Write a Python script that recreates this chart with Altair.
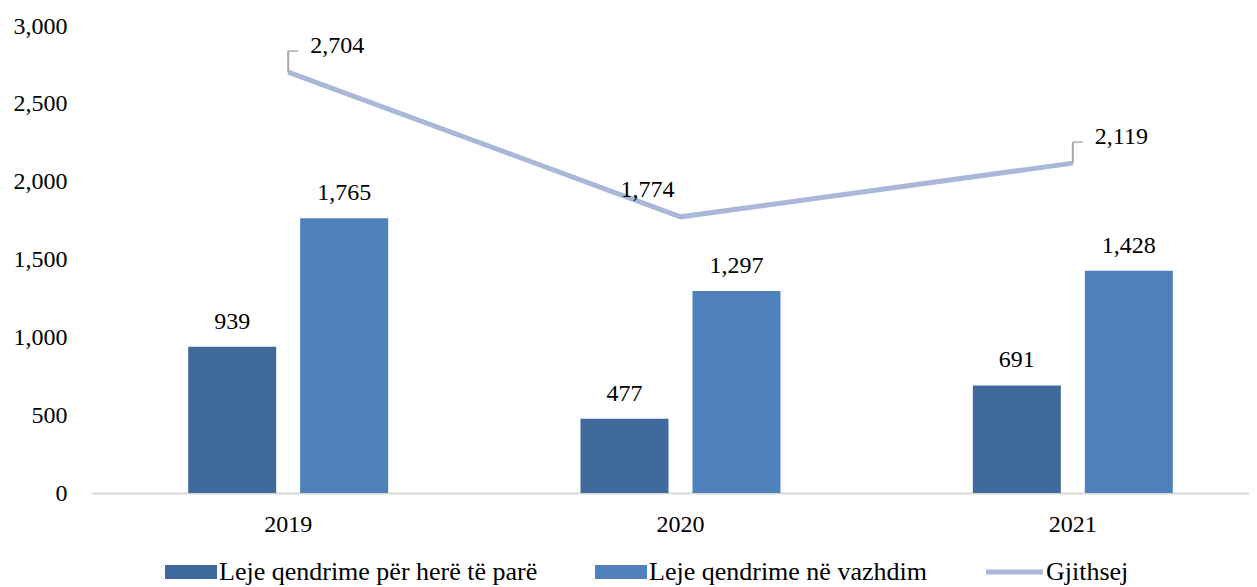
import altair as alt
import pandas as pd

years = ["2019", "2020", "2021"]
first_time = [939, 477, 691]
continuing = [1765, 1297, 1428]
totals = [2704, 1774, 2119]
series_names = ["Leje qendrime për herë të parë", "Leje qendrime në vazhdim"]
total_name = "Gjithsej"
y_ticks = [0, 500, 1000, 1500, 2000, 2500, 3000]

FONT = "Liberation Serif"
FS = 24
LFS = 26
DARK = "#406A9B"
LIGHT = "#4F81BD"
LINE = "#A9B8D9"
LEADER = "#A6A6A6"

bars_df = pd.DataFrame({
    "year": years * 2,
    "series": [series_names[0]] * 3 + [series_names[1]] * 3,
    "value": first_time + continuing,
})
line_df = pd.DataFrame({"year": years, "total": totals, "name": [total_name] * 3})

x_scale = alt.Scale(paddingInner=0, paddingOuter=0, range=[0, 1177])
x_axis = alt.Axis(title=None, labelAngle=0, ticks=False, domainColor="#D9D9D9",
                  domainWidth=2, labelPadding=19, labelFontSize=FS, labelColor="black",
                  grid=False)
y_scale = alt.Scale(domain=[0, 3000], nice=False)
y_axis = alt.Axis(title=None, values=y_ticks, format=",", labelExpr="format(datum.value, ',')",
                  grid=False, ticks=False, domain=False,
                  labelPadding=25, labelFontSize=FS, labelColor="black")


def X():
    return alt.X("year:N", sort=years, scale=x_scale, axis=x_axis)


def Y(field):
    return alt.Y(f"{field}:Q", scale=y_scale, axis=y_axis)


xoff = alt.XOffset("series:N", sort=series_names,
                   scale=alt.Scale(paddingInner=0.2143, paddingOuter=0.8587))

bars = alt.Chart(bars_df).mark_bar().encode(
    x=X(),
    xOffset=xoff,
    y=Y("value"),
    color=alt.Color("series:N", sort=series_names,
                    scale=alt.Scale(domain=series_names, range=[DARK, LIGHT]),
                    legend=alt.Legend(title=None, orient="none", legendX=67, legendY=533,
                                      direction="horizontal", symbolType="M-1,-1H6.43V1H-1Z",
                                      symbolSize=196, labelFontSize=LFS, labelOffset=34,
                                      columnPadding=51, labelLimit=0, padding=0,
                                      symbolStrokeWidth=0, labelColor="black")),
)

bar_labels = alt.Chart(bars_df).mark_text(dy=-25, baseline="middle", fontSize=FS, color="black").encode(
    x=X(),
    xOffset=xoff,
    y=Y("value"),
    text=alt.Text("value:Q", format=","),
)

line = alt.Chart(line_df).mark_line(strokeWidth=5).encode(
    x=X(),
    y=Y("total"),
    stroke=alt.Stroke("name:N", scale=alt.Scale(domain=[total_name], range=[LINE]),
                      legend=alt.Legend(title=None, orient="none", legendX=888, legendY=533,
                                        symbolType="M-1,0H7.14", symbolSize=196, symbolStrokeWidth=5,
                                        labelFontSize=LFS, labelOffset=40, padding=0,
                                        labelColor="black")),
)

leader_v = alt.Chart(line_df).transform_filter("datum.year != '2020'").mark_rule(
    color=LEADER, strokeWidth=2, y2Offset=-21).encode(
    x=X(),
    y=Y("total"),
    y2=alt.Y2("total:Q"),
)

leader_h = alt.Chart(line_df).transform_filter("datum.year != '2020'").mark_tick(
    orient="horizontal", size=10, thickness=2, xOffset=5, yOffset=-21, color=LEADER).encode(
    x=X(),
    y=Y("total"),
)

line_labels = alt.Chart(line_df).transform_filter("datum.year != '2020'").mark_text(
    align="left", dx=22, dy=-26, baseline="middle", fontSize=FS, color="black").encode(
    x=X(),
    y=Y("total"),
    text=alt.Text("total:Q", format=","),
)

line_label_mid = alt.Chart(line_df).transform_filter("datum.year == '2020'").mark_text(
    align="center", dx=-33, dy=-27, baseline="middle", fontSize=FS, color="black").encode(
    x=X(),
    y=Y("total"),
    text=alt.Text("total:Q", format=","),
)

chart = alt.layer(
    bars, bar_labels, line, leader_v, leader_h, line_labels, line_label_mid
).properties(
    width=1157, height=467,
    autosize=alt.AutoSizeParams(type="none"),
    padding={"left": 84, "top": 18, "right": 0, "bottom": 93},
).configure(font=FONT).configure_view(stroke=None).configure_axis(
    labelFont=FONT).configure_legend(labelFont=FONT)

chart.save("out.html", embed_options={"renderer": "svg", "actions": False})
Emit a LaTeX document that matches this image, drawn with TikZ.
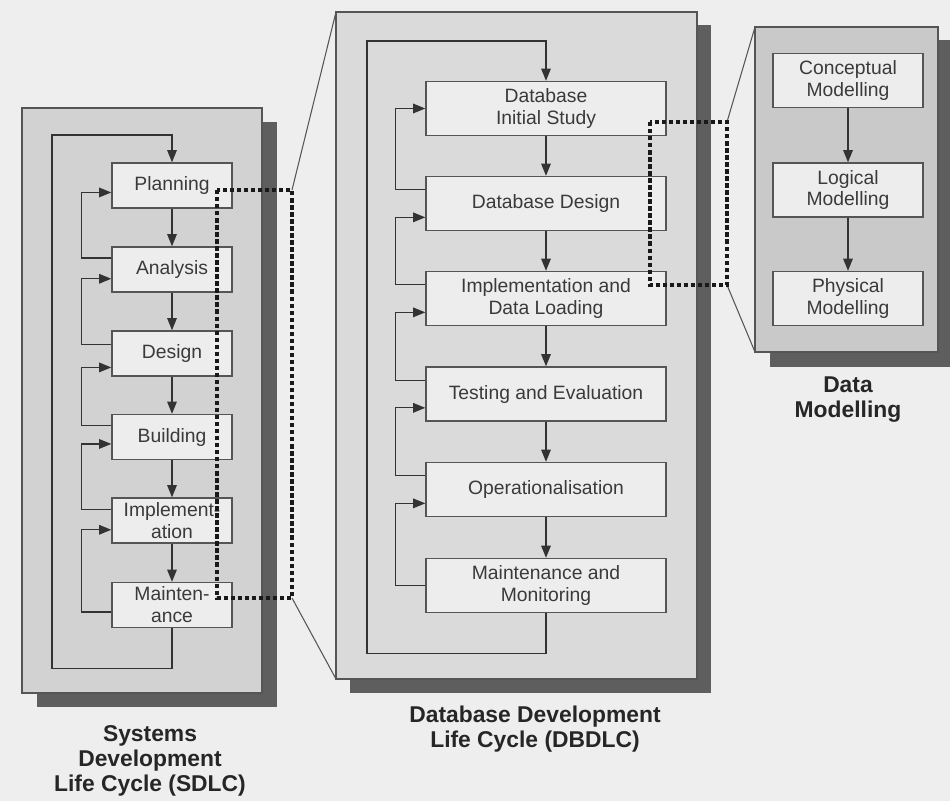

###

Your objective:
Your task is to restate word for word the lines from the top of the data to the line containing "scale=alt.Scale(paddingInner=0.2143, paddingOuter=0.8587))", both ends included, with every picture left out.

Correct output:
Write a Python script that recreates this chart with Altair.
import altair as alt
import pandas as pd

years = ["2019", "2020", "2021"]
first_time = [939, 477, 691]
continuing = [1765, 1297, 1428]
totals = [2704, 1774, 2119]
series_names = ["Leje qendrime për herë të parë", "Leje qendrime në vazhdim"]
total_name = "Gjithsej"
y_ticks = [0, 500, 1000, 1500, 2000, 2500, 3000]

FONT = "Liberation Serif"
FS = 24
LFS = 26
DARK = "#406A9B"
LIGHT = "#4F81BD"
LINE = "#A9B8D9"
LEADER = "#A6A6A6"

bars_df = pd.DataFrame({
    "year": years * 2,
    "series": [series_names[0]] * 3 + [series_names[1]] * 3,
    "value": first_time + continuing,
})
line_df = pd.DataFrame({"year": years, "total": totals, "name": [total_name] * 3})

x_scale = alt.Scale(paddingInner=0, paddingOuter=0, range=[0, 1177])
x_axis = alt.Axis(title=None, labelAngle=0, ticks=False, domainColor="#D9D9D9",
                  domainWidth=2, labelPadding=19, labelFontSize=FS, labelColor="black",
                  grid=False)
y_scale = alt.Scale(domain=[0, 3000], nice=False)
y_axis = alt.Axis(title=None, values=y_ticks, format=",", labelExpr="format(datum.value, ',')",
                  grid=False, ticks=False, domain=False,
                  labelPadding=25, labelFontSize=FS, labelColor="black")


def X():
    return alt.X("year:N", sort=years, scale=x_scale, axis=x_axis)


def Y(field):
    return alt.Y(f"{field}:Q", scale=y_scale, axis=y_axis)


xoff = alt.XOffset("series:N", sort=series_names,
                   scale=alt.Scale(paddingInner=0.2143, paddingOuter=0.8587))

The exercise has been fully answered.